G20 Summit: Prime Minister Narendra Modi of 'Bharat' presiding

Observers noted the 'Bharat' tag in front of Modi during the inauguration of the G20 Summit in New Delhi today, rather than India

Observers noted the 'Bharat' tag in front of Prime Minister Narendra Modi during the inauguration of the G20 Summit in New Delhi today, 9 September (photo: IANS)
Observers noted the 'Bharat' tag in front of Prime Minister Narendra Modi during the inauguration of the G20 Summit in New Delhi today, 9 September (photo: IANS)

NH Digital

Amid the debate over the India/Bharat, Prime Minister Narendra Modi on Saturday, 9 September, delivered his inaugural speech at the G20 Summit with the country tag 'Bharat' placed in front of him.

The spectre of a 'name change' has become a bit of a political dogfight lately, ever since Rashtrapati Bhavan first sent out invites for the G20 dinner signed by the 'President of Bharat', rather than the customary 'President of India' in most official English communications.

There began the controversy, and now it would seem Modi has added fuel to speculations that the Centre might insist on a single official name for the nation, 'Bharat' and not 'India'.

It isn't a new debate, of course, having been intensely discussed back in 1949 by the Constituent Assembly of India, before BR Ambedkar presented a Constitution where Article 1 spoke of 'India, that is, Bharat, shall be a Union of States'.

However, the Opposition feels—perhaps justifiably—that the government's renewed discomfort with 'India' at this juncture in history is related to the acronym for their 28-party coalition, the Indian National Developmental Inclusive Alliance, ie, INDIA.

On Friday, while addressing a press conference in Belgium's Brussels, Indian National Congress leader Rahul Gandhi spoke of the name change row as well, dubbing it mere “distraction tactics” and saying it was a panic response to the popularity of India.

Gandhi spoke of the fear the alliance had awakened in the government and how INDIA disturbs the prime minister and the ruling Bharatiya Janata Party (BJP) enough to want to change the name of the country, which he called “absurd”.

Gandhi said, “I am happy with the names that we have in the Constitution. ‘India, that is, Bharat’ works perfectly for me.
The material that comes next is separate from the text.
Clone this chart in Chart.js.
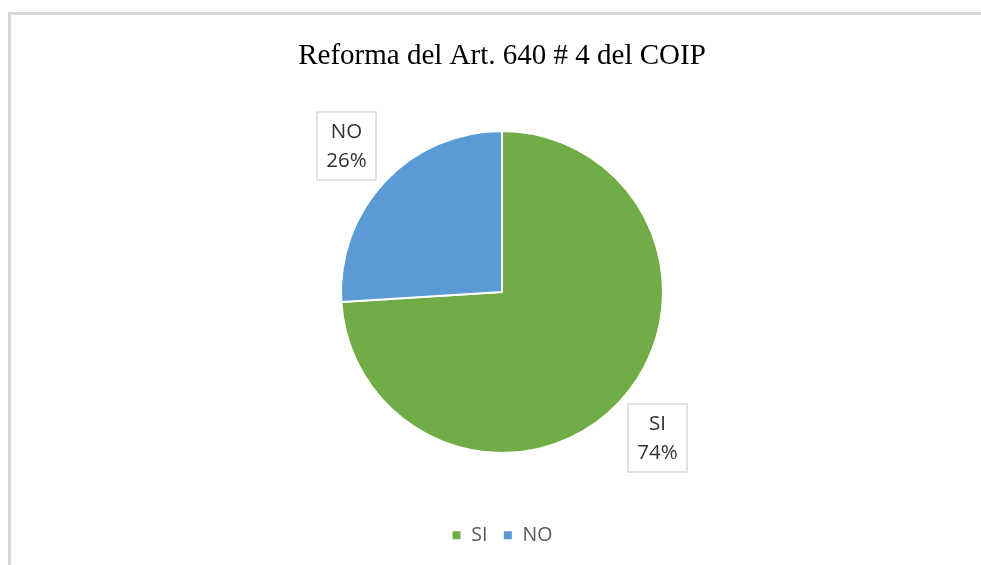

I think these are panic reactions, there is a little bit of fear in the government and it is a distraction tactic.”

He added that the Opposition parties name for the coalition was "a fantastic idea as it represents who we are".

We consider ourselves as the voice of India so the word (INDIA) works very well for us.
Rahul Gandhi, Indian National Congress leader

Congress president Mallikarjun Kharge on the eve of the G20 summit, 8 September, said something quite similar while addressing a public meeting in Chhattisgarh's Rajnandgaon.

He said that for the 2024 general elections to the Lok Sabha, the Opposition parties had formed an alliance and named it 'INDIA'. However, he added, "As soon as we kept this name, BJP people got panicked. Now, they are saying that the country's name should be ‘Bharat’… [which] is already there in the Constitution.”

While members of the ruling BJP government have applauded the use of 'Bharat', citing the ancient Hindi name's cultural roots, the official party line seems to be that both are official names of the nation per its Constitution.

Some leaders have claimed the name 'India' is a British colonial legacy, which echoes the old debate of 1949.

However, those who see a progressive upholding of 'Bharat' over 'India' point to the many name changes of roads, cities, buildings, institutions and even laws in this regime and note that the 'Bharat Mandapam' was christened so well in advance of the summit.